Following on from last week's post concerning the long awaited 'Colonial' decision, another decision released by the Federal Court in the last couple of weeks is of significant interest.
In a similar vein to the high profile tax cases last year of Bamford and Thomas, the taxpayer here was largely successful.
For those interested the full title of the case is - FCT v Clark [2011] FCAFC 5 (Full Federal Court; Dowsett, Edmonds and Gordon; 21 January 2011).

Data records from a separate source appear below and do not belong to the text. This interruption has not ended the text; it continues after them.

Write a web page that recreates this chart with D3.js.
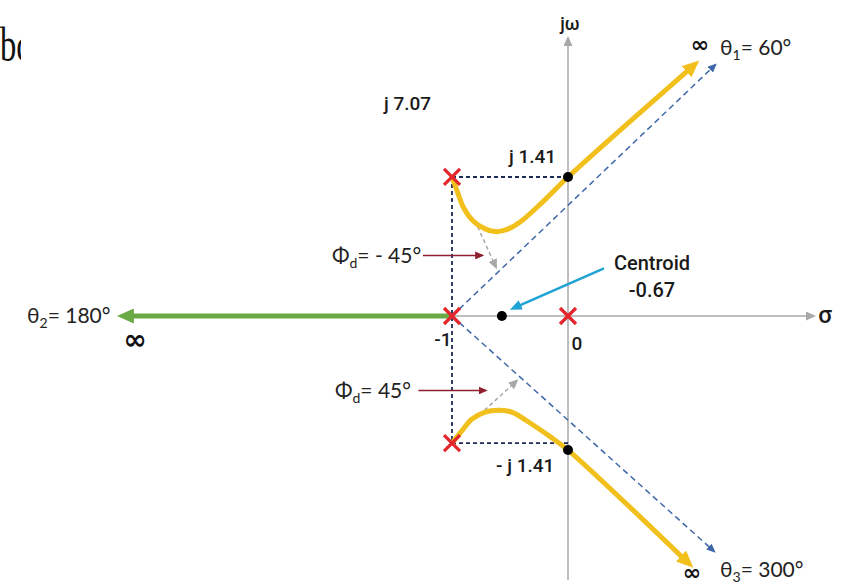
<!DOCTYPE html>
<html lang="en">
<head>
    <meta charset="UTF-8">
    <script src="https://cdnjs.cloudflare.com/ajax/libs/d3/7.8.5/d3.min.js"></script>
    <style>
        body { margin: 0; background: #fff; }
        .lbl { font-family: Roboto, sans-serif; font-weight: 500; fill: #1a1a1a; }
        .ang { font-family: Lato, "Open Sans", sans-serif; fill: #222; }
    </style>
</head>
<body>
    <svg id="chart" width="854" height="584"></svg>
    <script>
        // root locus values, in s-plane units (sigma, omega)
        const poles = [[-1, 1.40], [-1, 0], [0, 0], [-1, -1.28]];
        const crossings = [[0, 1.40], [0, -1.35]];
        const centroid = [-0.57, 0];
        const upperLocus = [[-1, 1.40], [-0.95, 1.24], [-0.90, 1.09], [-0.82, 0.96], [-0.72, 0.88],
            [-0.63, 0.85], [-0.53, 0.87], [-0.41, 0.95], [-0.20, 1.17], [0, 1.40], [1.08, 2.52]];
        const lowerLocus = [[-1, -1.28], [-0.91, -1.15], [-0.83, -1.04], [-0.72, -0.97], [-0.60, -0.95],
            [-0.48, -0.97], [-0.35, -1.06], [-0.16, -1.21], [0, -1.35], [1.03, -2.48]];
        const realLocus = [[-1, 0], [-3.82, 0]];
        const asymptotes = [[[-1, 0], [1.27, 2.53]], [[-1, 0], [1.26, -2.37]]];
        const departure = [[[-0.78, 0.90], [-0.62, 0.49]], [[-0.72, -0.95], [-0.44, -0.65]]];
        const phiArrows = [[[-1.25, 0.61], [-0.74, 0.61]], [[-1.29, -0.75], [-0.71, -0.75]]];
        const centroidArrow = [[0.31, 0.48], [-0.47, 0.08]];
        const sigmaAxis = [-3.82, 2.12];
        const omegaAxis = [-2.66, 2.80];

        const x = d3.scaleLinear().domain([-1, 0]).range([452, 568]);
        const y = d3.scaleLinear().domain([0, 1.41]).range([316, 176]);
        const line = d3.line().x(d => x(d[0])).y(d => y(d[1]));
        const smooth = d3.line().x(d => x(d[0])).y(d => y(d[1])).curve(d3.curveCatmullRom);

        const svg = d3.select("#chart");
        const defs = svg.append("defs");

        function marker(id, color, w, h, ref) {
            defs.append("marker")
                .attr("id", id)
                .attr("viewBox", `0 0 ${w} ${h}`)
                .attr("markerUnits", "userSpaceOnUse")
                .attr("markerWidth", w).attr("markerHeight", h)
                .attr("refX", ref).attr("refY", h / 2)
                .attr("orient", "auto")
                .append("path")
                .attr("d", `M0,0L${w},${h / 2}L0,${h}Z`)
                .attr("fill", color);
        }
        marker("aYellow", "#f2c01c", 17, 15, 9);
        marker("aGreen", "#6aaa45", 17, 15, 9);
        marker("aBlue", "#3f67a8", 9, 8, 7);
        marker("aGrey", "#a8a8a8", 10, 9, 8);
        marker("aRed", "#8e1f2e", 9, 8, 7);
        marker("aCyan", "#1ea3d4", 12, 10, 8);

        // clipped fragment of text at top-left
        defs.append("clipPath").attr("id", "frag").append("rect")
            .attr("x", 0).attr("y", 0).attr("width", 21).attr("height", 80);
        svg.append("g")
            .attr("clip-path", "url(#frag)")
            .append("text")
            .attr("transform", "translate(0,61) scale(0.68,1)")
            .style("font-family", "'Liberation Serif', serif")
            .style("font-size", "48px")
            .style("fill", "#111")
            .text("bc");

        // axes
        svg.append("path")
            .attr("d", line([[sigmaAxis[0], 0], [sigmaAxis[1], 0]]))
            .attr("stroke", "#a8a8a8").attr("stroke-width", 1.5).attr("fill", "none")
            .attr("marker-end", "url(#aGrey)");
        svg.append("path")
            .attr("d", line([[0, omegaAxis[0]], [0, omegaAxis[1]]]))
            .attr("stroke", "#a8a8a8").attr("stroke-width", 1.5).attr("fill", "none")
            .attr("marker-end", "url(#aGrey)");

        // construction dashed lines
        const navy = "#1d2b57";
        svg.append("path")
            .attr("d", line([poles[0], poles[3]]))
            .attr("stroke", navy).attr("stroke-width", 1.8).attr("stroke-dasharray", "4,3").attr("fill", "none");
        svg.append("path")
            .attr("d", line([poles[0], [0, poles[0][1]]]))
            .attr("stroke", navy).attr("stroke-width", 1.8).attr("stroke-dasharray", "4,3").attr("fill", "none");
        svg.append("path")
            .attr("d", line([poles[3], [0, poles[3][1]]]))
            .attr("stroke", navy).attr("stroke-width", 1.8).attr("stroke-dasharray", "4,3").attr("fill", "none");

        // asymptotes
        svg.selectAll("path.asym")
            .data(asymptotes)
            .enter()
            .append("path")
            .attr("class", "asym")
            .attr("d", d => line(d))
            .attr("stroke", "#3f67a8").attr("stroke-width", 1.5).attr("stroke-dasharray", "6,4")
            .attr("fill", "none")
            .attr("marker-end", "url(#aBlue)");

        // departure tangents
        svg.selectAll("path.dep")
            .data(departure)
            .enter()
            .append("path")
            .attr("class", "dep")
            .attr("d", d => line(d))
            .attr("stroke", "#a8a8a8").attr("stroke-width", 1.5).attr("stroke-dasharray", "4,3")
            .attr("fill", "none")
            .attr("marker-end", "url(#aGrey)");

        // locus branches
        svg.append("path")
            .attr("d", line(realLocus))
            .attr("stroke", "#6aaa45").attr("stroke-width", 5).attr("fill", "none")
            .attr("marker-end", "url(#aGreen)");
        [upperLocus, lowerLocus].forEach(b => {
            svg.append("path")
                .attr("d", smooth(b))
                .attr("stroke", "#f2c01c").attr("stroke-width", 5).attr("fill", "none")
                .attr("stroke-linejoin", "round")
                .attr("marker-end", "url(#aYellow)");
        });

        // annotation arrows
        svg.selectAll("path.phi")
            .data(phiArrows)
            .enter()
            .append("path")
            .attr("class", "phi")
            .attr("d", d => line(d))
            .attr("stroke", "#8e1f2e").attr("stroke-width", 1.6).attr("fill", "none")
            .attr("marker-end", "url(#aRed)");
        svg.append("path")
            .attr("d", line(centroidArrow))
            .attr("stroke", "#1ea3d4").attr("stroke-width", 2.5).attr("fill", "none")
            .attr("marker-end", "url(#aCyan)");

        // crossings and centroid
        svg.selectAll("circle.cross")
            .data(crossings.concat([centroid]))
            .enter()
            .append("circle")
            .attr("r", 5)
            .attr("cx", d => x(d[0]))
            .attr("cy", d => y(d[1]))
            .attr("fill", "#000");

        // poles
        const s = 8;
        svg.selectAll("path.pole")
            .data(poles)
            .enter()
            .append("path")
            .attr("class", "pole")
            .attr("d", d => {
                const px = x(d[0]), py = y(d[1]);
                return `M${px - s},${py - s}L${px + s},${py + s}M${px - s},${py + s}L${px + s},${py - s}`;
            })
            .attr("stroke", "#e2262c").attr("stroke-width", 3.2).attr("fill", "none");

        // labels
        const lbl = (t, px, py, size, anchor) => svg.append("text")
            .attr("class", "lbl").attr("x", px).attr("y", py)
            .attr("text-anchor", anchor || "start")
            .style("font-size", size + "px").text(t);
        lbl("j 7.07", 384, 110, 19);
        lbl("j 1.41", 509, 163, 19);
        lbl("- j 1.41", 496, 472, 19);
        lbl("Centroid", 652, 270, 20, "middle");
        lbl("-0.67", 652, 297, 20, "middle");
        lbl("-1", 443, 346, 19, "middle");
        lbl("0", 577, 350, 19, "middle");
        lbl("jω", 570, 30, 18, "middle");
        lbl("σ", 825, 323, 24, "middle");

        const ang = (sym, sub, rest, px, py) => {
            const t = svg.append("text").attr("class", "ang").attr("x", px).attr("y", py)
                .style("font-size", "21px");
            t.append("tspan").text(sym);
            t.append("tspan").attr("dy", 5).style("font-size", "14px").text(sub);
            t.append("tspan").attr("dy", -5).text(rest);
        };
        ang("Φ", "d", "= - 45°", 332, 263);
        ang("Φ", "d", "= 45°", 335, 398);
        ang("θ", "2", "= 180°", 27, 323);
        ang("θ", "1", "= 60°", 720, 55);
        ang("θ", "3", "= 300°", 720, 577);

        const inf = (px, py, size) => svg.append("text")
            .attr("x", px).attr("y", py).attr("text-anchor", "middle")
            .style("font-family", "'DejaVu Sans', sans-serif").style("font-weight", "bold")
            .style("font-size", size + "px").style("fill", "#111").text("∞");
        inf(135, 349, 28);
        inf(700, 52, 22);
        inf(692, 580, 22);
    </script>
</body>
</html>
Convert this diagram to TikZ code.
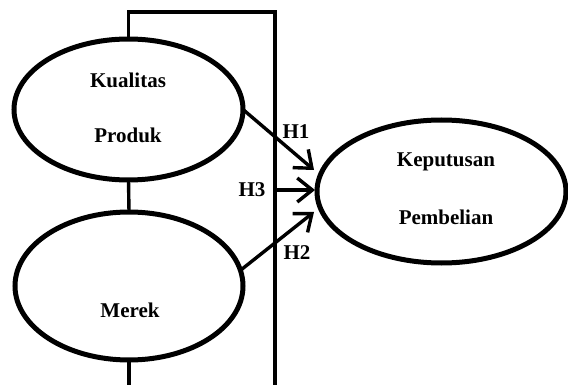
\documentclass[tikz,border=0pt]{standalone}
\usepackage{fontspec}
\setmainfont{Liberation Serif}
\usetikzlibrary{arrows.meta,shapes.geometric}
\begin{document}
\begin{tikzpicture}[x=1pt,y=-1pt,
  var/.style={ellipse,draw,line width=5pt,inner sep=0pt,outer sep=0pt},
  lbl/.style={font=\fontsize{21}{24}\selectfont\bfseries,inner sep=0pt},
  conn/.style={line width=3.4pt},
  hyp/.style={line width=3.4pt,-{Straight Barb[length=15pt,width=24pt,line width=3.4pt]}}]
\useasboundingbox (0,0) rectangle (568,385);
% latent variables
\node[var,minimum width=229pt,minimum height=141pt] (kp) at (128.5,109.5) {};
\node[var,minimum width=228pt,minimum height=148pt] (mr) at (129,286) {};
\node[var,minimum width=249pt,minimum height=143pt] (kb) at (441.5,191.5) {};
% texts
\node[lbl] (t1) at (128,80) {Kualitas};
\node[lbl] (t2) at (128,135) {Produk};
\node[lbl] (t3) at (130,310) {Merek};
\node[lbl] (t4) at (446,162) {Keputusan};
\node[lbl] (t5) at (446,217) {Pembelian};
% frame coordinates
\coordinate (c1) at (kp.north |- 0,12);
\coordinate (c2) at (275,12);
\coordinate (c3) at (275,390);
\coordinate (c4) at (mr.south |- 0,390);
\coordinate (h3s) at (275,190);
\coordinate (h1e) at (314,170);
\coordinate (h3e) at (315,190);
\coordinate (h2e) at (314,212);
% connectors
\draw[conn,line join=miter] (kp.north) -- (c1) -- (c2) -- (c3);
\draw[conn] (kp.south) -- (mr.north);
\draw[conn] (mr.south) -- (c4);
\draw[hyp] (kp.east) -- (h1e);
\draw[hyp] (h3s) -- (h3e);
\draw[hyp] (mr.8) -- (h2e);
% hypothesis labels
\node[lbl] (h1) at (296,132) {H1};
\node[lbl] (h3) at (252,190) {H3};
\node[lbl] (h2) at (297,253) {H2};
\end{tikzpicture}
\end{document}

In brief terms, the key aspects of the decision (which was given by way of a 2 to 1 majority) were as follows:
1. What is required to constitute a resettlement (i.e. the disposal and reacquisition, for tax purposes, of all assets of a trust at market value) is significantly more than what the Tax Office has traditionally suggested, and indeed argued in this case;
2. The High Court decision of Commercial Nominees confirms that to avoid a resettlement occurring, there only needs to be a continuum of property and membership, that can be identified at any time, even if different from time to time;
3. The Commercial Nominees case, while it related to a superannuation fund, is relevant in relation to trusts more generally;
4. In the circumstances of this case the fact that there had been a change of trustee, a change of control of the trust, a change in the trust assets and a change in the unitholders of the trust between 2 income years did not trigger a resettlement; and
5. Where a trust has been effectively deprived of all assets and then 're-endowed', a resettlement will probably occur.